Saturday, 4 September 2010

First attempt at a heated bed

In short.... Complete failure.

Since I will be printing quite large parts I need the bed to be absolutely flat, therefore the ideal material would be glass. Having failed to print on cold glass I tried a number of things. Firstly I sourced the glass from an old cupboard sitting in the garage (hope my girlfriend is not reading this blog or I'll be in for it) cut it to size making 4 equal sized bits that fit nicely on the bed. The idea was to change the glass for a quick turn-around.

Firstly I stuck some nichrome wire to one side of the glass using kapton tape and placed a second bit of glass on top on the first. Needless to say after around 10 minutes the bottom glass cracked. (3 bits of glass to go).

Second attempt was similar to the first but with a thin sheet of steel (0.3mm thick) sandwiched in between to diffuse the heat better..... Same result, bottom glass cracked.

Third attempt saw 2 casualties (glass wise that is) the first slipped off the work bench and I guess you already know what its fate was. The last bit of glass was placed on top of the piece of steel. The steel (same 0.3mm thick) had nichrome wire taped to the bottom side. Preliminary tests looks promising with the glass reaching a temperature of 110C, 90C around 2 inches from the edges and 60C at the edge. I was quite please with that so I ran upstairs, fetched a piece of insulation material from the loft (at this rate the house is going to fall apart soon) and taped it to the bottom the steel were the nichrome wire is.

I also constructed 4 "Z" shaped brackets to hold everything in place and solve the issue of the print nozzle hitting the bed mounting bolt since the actual print bed is now elevated. I therefore proceeded to mount everything on the Reprap, aligned the bed and switched on the power supply for the heated bed.

I monitored the glass temperature for a while and when it reached 100C I turned down the current on the power supply in an attempt to keep the temperature constant. This seemed to work after a number of adjustments.

Excited, I fired up the Mendel to run a test print..... Clicked on "Home all" and...... crack!!! :-( the vibrations from the machine were enough to shatter the glass. Puzzled and disappointed I disposed of the glass.

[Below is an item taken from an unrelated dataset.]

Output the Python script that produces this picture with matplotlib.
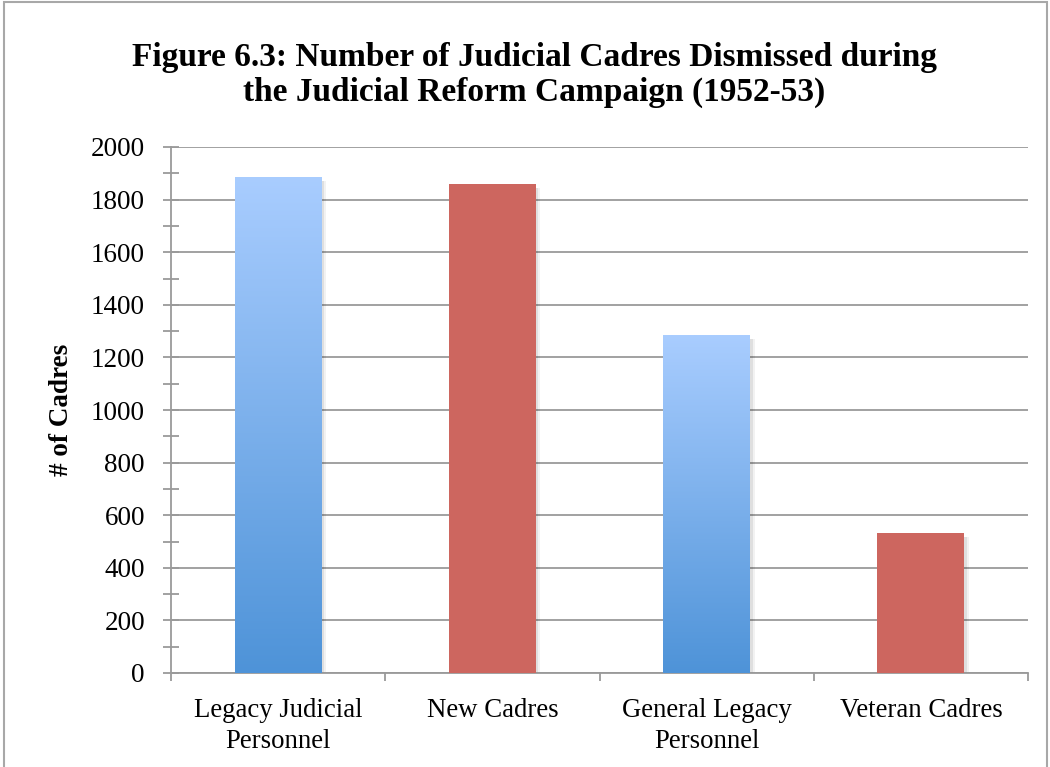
import numpy as np
import matplotlib
matplotlib.use('Agg')
import matplotlib.pyplot as plt
from matplotlib.patches import Rectangle
from matplotlib.colors import LinearSegmentedColormap

categories = ['Legacy Judicial\nPersonnel', 'New Cadres', 'General Legacy\nPersonnel', 'Veteran Cadres']
values = [1886, 1860, 1285, 532]
bar_kinds = ['blue', 'red', 'blue', 'red']

title = 'Figure 6.3: Number of Judicial Cadres Dismissed during\nthe Judicial Reform Campaign (1952-53)'
ylabel = '# of Cadres'

RED = '#cd665f'
blue_cmap = LinearSegmentedColormap.from_list('bluegrad', ['#4e93d8', '#a9cdff'])
GRID = '#9a9a9a'

plt.rcParams['font.family'] = ['Liberation Serif', 'DejaVu Serif']

fig = plt.figure(figsize=(10.5, 7.67), dpi=100)
ax = fig.add_axes([171 / 1050, 1 - 673 / 767, (1028 - 171) / 1050, (673 - 147) / 767])

x = np.arange(len(categories))
width = 0.405

# soft shadow behind bars
for dx, a in [(0.012, 0.08), (0.022, 0.05)]:
    ax.bar(x + dx, np.array(values) - 8, width=width, bottom=-8, color='#000000',
           alpha=a, linewidth=0, zorder=2)

bars = ax.bar(x, values, width=width, color=[RED if k == 'red' else 'none' for k in bar_kinds],
              linewidth=0, zorder=3)

grad = np.linspace(0, 1, 256).reshape(-1, 1)
for b, kind in zip(bars, bar_kinds):
    if kind != 'blue':
        continue
    x0, w, h = b.get_x(), b.get_width(), b.get_height()
    im = ax.imshow(grad, cmap=blue_cmap, aspect='auto', origin='lower',
                   extent=[x0, x0 + w, 0, h], zorder=3, interpolation='bilinear')
    im.set_clip_path(b)

ax.set_xlim(-0.5, len(categories) - 0.5)
ax.set_ylim(0, 2000)

ax.set_yticks(np.arange(0, 2001, 200))
ax.set_yticks(np.arange(100, 2000, 200), minor=True)
ax.yaxis.grid(True, color=GRID, linewidth=1.3, zorder=1)
ax.set_axisbelow(True)

ax.set_xticks(np.arange(-0.5, len(categories), 1.0))
ax.set_xticklabels([])
ax.set_xticks(x, minor=True)
ax.set_xticklabels(categories, minor=True, linespacing=1.3)

ax.tick_params(axis='y', which='major', direction='inout', length=11.5, width=1.3, color=GRID,
               labelsize=19.5, pad=13)
ax.tick_params(axis='y', which='minor', direction='inout', length=11.5, width=1.3, color=GRID)
ax.tick_params(axis='x', which='major', direction='out', length=6, width=1.3, color=GRID)
ax.tick_params(axis='x', which='minor', length=0, labelsize=19.3, pad=18)

for side in ['top', 'right']:
    ax.spines[side].set_visible(False)
for side in ['left', 'bottom']:
    ax.spines[side].set_color(GRID)
    ax.spines[side].set_linewidth(1.3)

ax.set_ylabel(ylabel, fontsize=19.5, fontweight='bold', labelpad=12)

fig.text(534 / 1050, 0.902, title, ha='center', va='center', fontsize=24, fontweight='bold',
         linespacing=1.15)

fig.patches.append(Rectangle((0.004, -0.05), 0.993, 1.048, transform=fig.transFigure,
                             fill=False, edgecolor='#a8a8a8', linewidth=1.5))

fig.savefig('out.png', dpi=100)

I guess the vibrations and the pressure from the "Z" brackets was a bit too much for glass.

Glass bed idea now scrapped.

My First Print

In a desperate attempt to get the printer working I dismantled the acrylic bed and stuck it in the oven at 150C for 30 minutes. I know its a crazy idea by it worked!!

I prepared the printer and the linux machine all setup and ready to print. Using oven gloves, I mounted the hot bed on the Reprap, quickly levelled it and hit print and there it goes.

The downside to this is that the bed surface was quite soft and when the ABS was deposited on it, it leaves marks and even dents in the corner. On the plus side I know that the printer works and that there are no mechanical issues. I just need to figure out what to use as a heated bed.

Ooh but hang on! the extruder stepper motor stopped working.... I stopped the build (after around 12 layers), reset everything and tested the extruder again. Funny, its works. There is nothing wrong with the electronics or the hardware. It simply stopped extruding.

Another point to note is that the lower left hand bolt that hold the bed is being hit by the extruder every time the printer zeros its self  and starts printing again. This needs to be taken care of in the design of the heated bed.